Pantry and Cabinet Edits That Support Styling

Kitchen styling only lasts when storage supports it. If you’re constantly fighting your cabinets, counters will fill up again.

Make Space for the Appliances You Want Off the Counter

If you want clear counters, you need a cabinet plan that can hold the toaster, blender, and other daily items. A “garage” cabinet or pantry shelf with outlets can be a game changer. This is a styling upgrade that also improves function.

Group Daily Items Where You Use Them

Store kids’ cups near the fridge. Store plates near the dishwasher. Store cooking utensils near the stove. These choices reduce friction and keep the kitchen calm because you’re not moving across the room for basics.

A Happy Valley Example: Styled for Real Life

Imagine a kitchen that looked beautiful but always felt cluttered. The island was a catch-all, the coffee items spread across two counters, and the sink zone looked messy. The styling plan began with zones. Coffee was contained on a tray with mugs stored nearby. The prep zone was cleared, with tools stored in drawers close to where they were used. A landing drawer was created for mail and papers, freeing the island. A simple bowl became the only island styling moment. The sink zone was contained with a small tray. Under-cabinet lighting was used in the evening, and pendants were dimmed for warmth. The kitchen didn’t become a showroom. It became easier.

What Changed Day to Day

Counters stayed clearer because zones reduced spread. Cleaning felt faster because trays and containment made reset simple. The kitchen looked calmer from the living room because sightlines were cleaner. Hosting felt easier because the island stayed functional.

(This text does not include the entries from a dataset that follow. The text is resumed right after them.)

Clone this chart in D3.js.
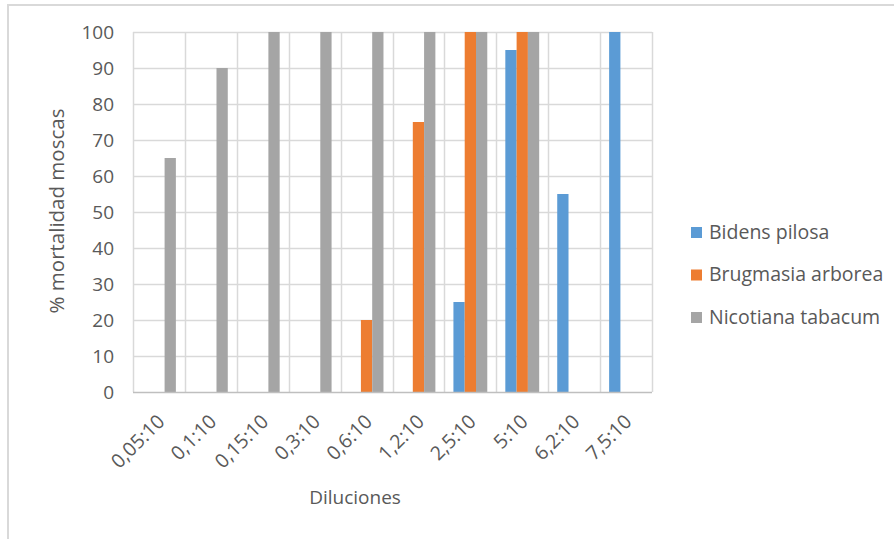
<!DOCTYPE html>
<html>
<head>
<meta charset="utf-8">
<script src="https://cdn.jsdelivr.net/npm/d3@7"></script>
<style>
  body { margin: 0; background: #fff; }
  text { font-family: "Open Sans", sans-serif; fill: #595959; }
</style>
</head>
<body>
<div class="mainContent"></div>
<script>
const w = 894;
const h = 539;

// data
const categories = ['0,05:10', '0,1:10', '0,15:10', '0,3:10', '0,6:10', '1,2:10', '2,5:10', '5:10', '6,2:10', '7,5:10'];
const seriesNames = ['Bidens pilosa', 'Brugmasia arborea', 'Nicotiana tabacum'];
const bidens = [0, 0, 0, 0, 0, 0, 25, 95, 55, 100];
const brugmasia = [0, 0, 0, 0, 20, 75, 100, 100, 0, 0];
const nicotiana = [65, 90, 100, 100, 100, 100, 100, 100, 0, 0];
const yTicks = [0, 10, 20, 30, 40, 50, 60, 70, 80, 90, 100];
const colors = ['#5B9BD5', '#ED7D31', '#A5A5A5'];

const allSeries = [bidens, brugmasia, nicotiana];

const plot = {left: 133, right: 652, top: 32, bottom: 392};

const svg = d3.select('.mainContent')
    .append('svg')
    .attr('width', w)
    .attr('height', h);

// outer frame
svg.append('rect')
    .attr('x', 8).attr('y', 5)
    .attr('width', w + 20).attr('height', h + 20)
    .attr('fill', 'none')
    .attr('stroke', '#D9D9D9')
    .attr('stroke-width', 2);

const xScale = d3.scaleBand()
    .domain(categories)
    .range([plot.left, plot.right])
    .paddingInner(0)
    .paddingOuter(0);

const inner = d3.scaleBand()
    .domain(d3.range(seriesNames.length))
    .range([0, xScale.bandwidth()])
    .paddingOuter(0.8);

const yScale = d3.scaleLinear()
    .domain([0, 100])
    .range([plot.bottom, plot.top]);

// horizontal gridlines
svg.append('g')
    .selectAll('line')
    .data(yTicks.filter(d => d > 0))
    .enter()
    .append('line')
    .attr('x1', plot.left).attr('x2', plot.right)
    .attr('y1', d => Math.round(yScale(d)) + 0.5)
    .attr('y2', d => Math.round(yScale(d)) + 0.5)
    .attr('stroke', '#D9D9D9')
    .attr('stroke-width', 1.5);

// vertical gridlines on category boundaries
const bounds = categories.map(c => xScale(c)).concat([plot.right]);
svg.append('g')
    .selectAll('line')
    .data(bounds)
    .enter()
    .append('line')
    .attr('x1', d => Math.round(d) + 0.5).attr('x2', d => Math.round(d) + 0.5)
    .attr('y1', plot.top).attr('y2', plot.bottom)
    .attr('stroke', '#D9D9D9')
    .attr('stroke-width', 1.5);

// bars
allSeries.forEach((values, s) => {
    svg.append('g')
        .selectAll('rect')
        .data(values.map((v, i) => ({cat: categories[i], value: v})))
        .enter()
        .filter(d => d.value > 0)
        .append('rect')
        .attr('x', d => xScale(d.cat) + inner(s))
        .attr('width', inner.bandwidth())
        .attr('y', d => yScale(d.value))
        .attr('height', d => yScale(0) - yScale(d.value))
        .attr('fill', colors[s]);
});

// x axis line
svg.append('line')
    .attr('x1', plot.left).attr('x2', plot.right)
    .attr('y1', plot.bottom + 0.5).attr('y2', plot.bottom + 0.5)
    .attr('stroke', '#BFBFBF')
    .attr('stroke-width', 1.5);

// y tick labels
svg.append('g')
    .selectAll('text')
    .data(yTicks)
    .enter()
    .append('text')
    .attr('x', 114)
    .attr('y', d => yScale(d))
    .attr('dy', '0.35em')
    .attr('text-anchor', 'end')
    .style('font-size', '19px')
    .text(d => d);

// x tick labels rotated
svg.append('g')
    .selectAll('text')
    .data(categories)
    .enter()
    .append('text')
    .attr('transform', d => `translate(${xScale(d) + xScale.bandwidth() / 2 + 2},${plot.bottom + 26}) rotate(-45)`)
    .attr('text-anchor', 'end')
    .attr('dy', '0.35em')
    .style('font-size', '19.5px')
    .text(d => d);

// axis titles
svg.append('text')
    .attr('x', 355)
    .attr('y', 504)
    .attr('text-anchor', 'middle')
    .style('font-size', '19px')
    .text('Diluciones');

svg.append('text')
    .attr('transform', `translate(64,${(plot.top + plot.bottom) / 2 - 1}) rotate(-90)`)
    .attr('text-anchor', 'middle')
    .style('font-size', '20.5px')
    .text('% mortalidad moscas');

// legend
const legend = svg.append('g')
    .selectAll('g')
    .data(seriesNames)
    .enter()
    .append('g')
    .attr('transform', (d, i) => `translate(691,${232 + i * 42.5})`);

legend.append('rect')
    .attr('x', 0).attr('y', -5)
    .attr('width', 11).attr('height', 11)
    .attr('fill', (d, i) => colors[i]);

legend.append('text')
    .attr('x', 18)
    .attr('dy', '0.35em')
    .style('font-size', '19.5px')
    .text(d => d);
</script>
</body>
</html>
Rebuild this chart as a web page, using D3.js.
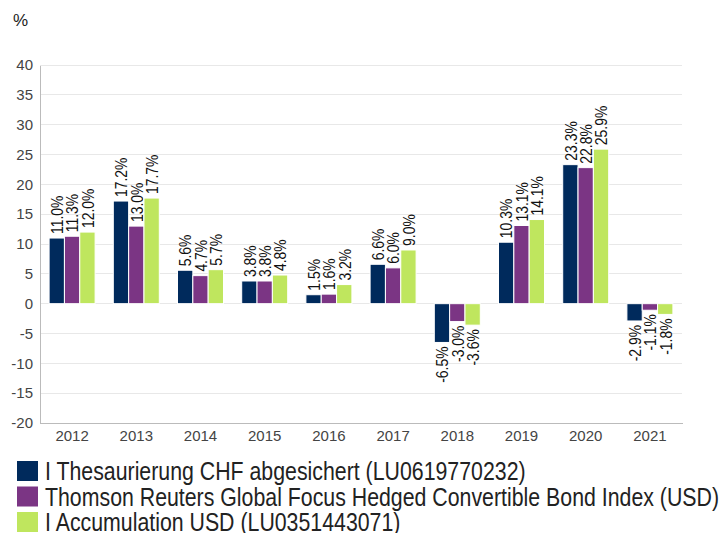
<!DOCTYPE html>
<html><head><meta charset="utf-8">
<script src="https://cdn.jsdelivr.net/npm/d3@7"></script>
<style>body{margin:0;background:#fff}svg{display:block;font-family:"Liberation Sans",Arial,sans-serif}</style>
</head><body><svg id="c" width="720" height="533"></svg>
<script>
const years = ["2012","2013","2014","2015","2016","2017","2018","2019","2020","2021"];
const seriesNames = ["I Thesaurierung CHF abgesichert (LU0619770232)","Thomson Reuters Global Focus Hedged Convertible Bond Index (USD)","I Accumulation USD (LU0351443071)"];
const s1 = [11.0,17.2,5.6,3.8,1.5,6.6,-6.5,10.3,23.3,-2.9];
const s2 = [11.3,13.0,4.7,3.8,1.6,6.0,-3.0,13.1,22.8,-1.1];
const s3 = [12.0,17.7,5.7,4.8,3.2,9.0,-3.6,14.1,25.9,-1.8];
const colors = ["#002A5C","#7B3584","#BFE65E"];
const yTicks = [40,35,30,25,20,15,10,5,0,-5,-10,-15,-20];

const svg = d3.select("#c");
const L=40,R=682,T=65,B=423;
const y = d3.scaleLinear().domain([-20,40]).range([B,T]);
const xc = d3.scaleBand().domain(years).range([L,R]);

// gridlines
svg.append("g").selectAll("line").data(yTicks).join("line")
  .attr("x1",L).attr("x2",R).attr("y1",d=>y(d)).attr("y2",d=>y(d))
  .attr("stroke","#e8e8e8").attr("stroke-width",1).attr("shape-rendering","crispEdges");

// y axis
const ya = svg.append("g").attr("transform",`translate(${L},0)`)
  .call(d3.axisLeft(y).tickValues(yTicks).tickFormat(d=>String(d)).tickSize(0).tickPadding(7));
ya.select(".domain").attr("stroke","#bbb").attr("shape-rendering","crispEdges");
ya.selectAll("text").attr("font-size",15).attr("fill","#444").attr("font-family","Liberation Sans, Arial, sans-serif");

// x axis
const xa = svg.append("g").attr("transform",`translate(0,${B})`)
  .call(d3.axisBottom(xc).tickSize(0).tickPadding(7));
xa.select(".domain").attr("stroke","#bbb").attr("shape-rendering","crispEdges");
xa.selectAll("text").attr("font-size",15).attr("fill","#444").attr("font-family","Liberation Sans, Arial, sans-serif");

const groupW = 46;
const bx = d3.scaleBand().domain([0,1,2]).range([0,groupW]);

const all=[s1,s2,s3];
all.forEach((s,si)=>{
  const g = svg.append("g");
  g.selectAll("rect").data(s).join("rect")
    .attr("x",(d,i)=>xc(years[i])+xc.bandwidth()/2-groupW/2+bx(si))
    .attr("width",bx.bandwidth())
    .attr("y",d=>y(Math.max(0,d)))
    .attr("height",d=>Math.abs(y(d)-y(0)))
    .attr("fill",colors[si]).attr("stroke","#fff").attr("stroke-width",1);
  g.selectAll("text").data(s).join("text")
    .attr("transform",(d,i)=>{
      const cx = xc(years[i])+xc.bandwidth()/2-groupW/2+bx(si)+bx.bandwidth()/2+6.3;
      const yy = d>=0 ? y(d)-4 : y(d)+4;
      return `translate(${cx},${yy}) rotate(-90) scale(0.82,1)`;
    })
    .attr("text-anchor",d=>d>=0?"start":"end")
    .attr("font-size",17).attr("fill","#111")
    .text(d=>d.toFixed(1)+"%");
});

svg.append("text").attr("x",13).attr("y",26).attr("font-size",17).attr("fill","#222").text("%");

// legend
const lg = svg.append("g");
seriesNames.forEach((n,i)=>{
  const yy = 461 + i*25.5;
  lg.append("rect").attr("x",17).attr("y",yy).attr("width",21).attr("height",20).attr("fill",colors[i]);
  lg.append("text").attr("transform",`translate(45,${yy+19}) scale(0.82,1)`)
    .attr("font-size",26).attr("fill","#222").text(n);
});
</script></body></html>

Bringing Practical Style to Your Happy Valley Kitchen

Kitchen styling that works is really kitchen strategy. When you edit counters, create zones, add warmth through texture, and support everything with better lighting and storage, your kitchen becomes a space that looks good because it functions well. In Happy Valley, where kitchens are often the most visible part of open-plan living, that calm is more than aesthetics. It’s daily ease—and it’s what makes a home feel truly pulled together.